The stock market’s reaction to Suzlon Energy Ltd’s successful buyout of Repower Systems AG is starkly different from the way it greeted the firm’s first bid in February.
Back then, Suzlon shares dropped by 21% in the six trading sessions that followed the bid. The worry was that Suzlon’s bidding war with Areva SA (which first bid for Repower) would finally lead to an irrationally high bid. Areva’s first bid had valued Repower at $1.1 billion (Rs4,510 crore), and Suzlon’s last bid was 48% higher at $1.63 billion.
Now that the bidding war has stopped after two rounds of bids from both Areva and Suzlon, the markets are relieved. Suzlon shares rose 19% on news that its final bid of $1.63 billion was successful. At Rs1,376 per share, Suzlon now trades 10% higher than it did prior to its first bid. Thus addressing the market’s fears.
It’s important to note here that while the bidding war with Areva has stopped, it does not mean that Suzlon will be able to purchase all of Repower’s shares at its final bid price. According to Aditya Sanghi, country head, investment banking, at Yes Bank, Areva’s agreement with Suzlon gives it a put option for its 30.16% stake starting a year from now.
The valuation of these shares will be at fair market value, determined through an independent valuation.

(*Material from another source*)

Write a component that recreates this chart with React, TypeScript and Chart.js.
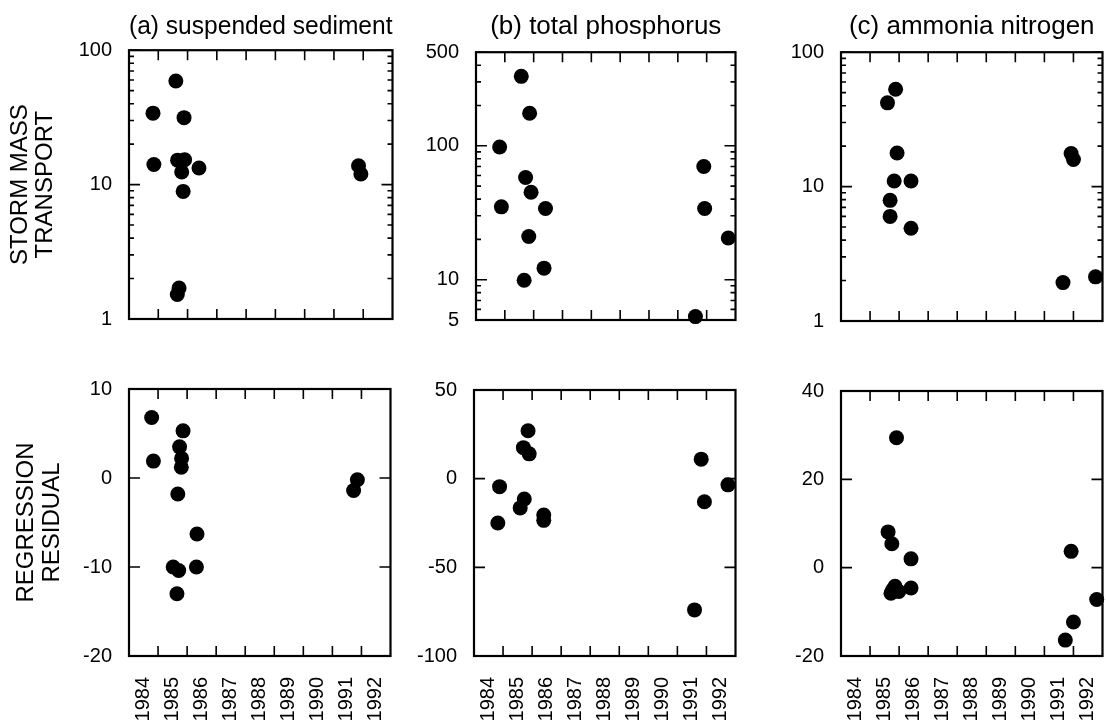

Considering that Areva has agreed to back out of the bidding war, it wouldn’t be unreasonable to expect that its sale price would be much higher than what other shareholders have received. One area of relief for Suzlon is its agreement with Martifer SGPS, a Portugese company that owns a 23% stake in Repower. This agreement allows Suzlon to buy Martifer’s stake at a 6% discount to the final bid price.
However, the final cost of acquiring Repower will be known only when Areva exercises its put option any time after a year from now. Until then, shareholders seem to be living on the hope that the benefits of synergy will more than make up for the high cost Suzlon has paid.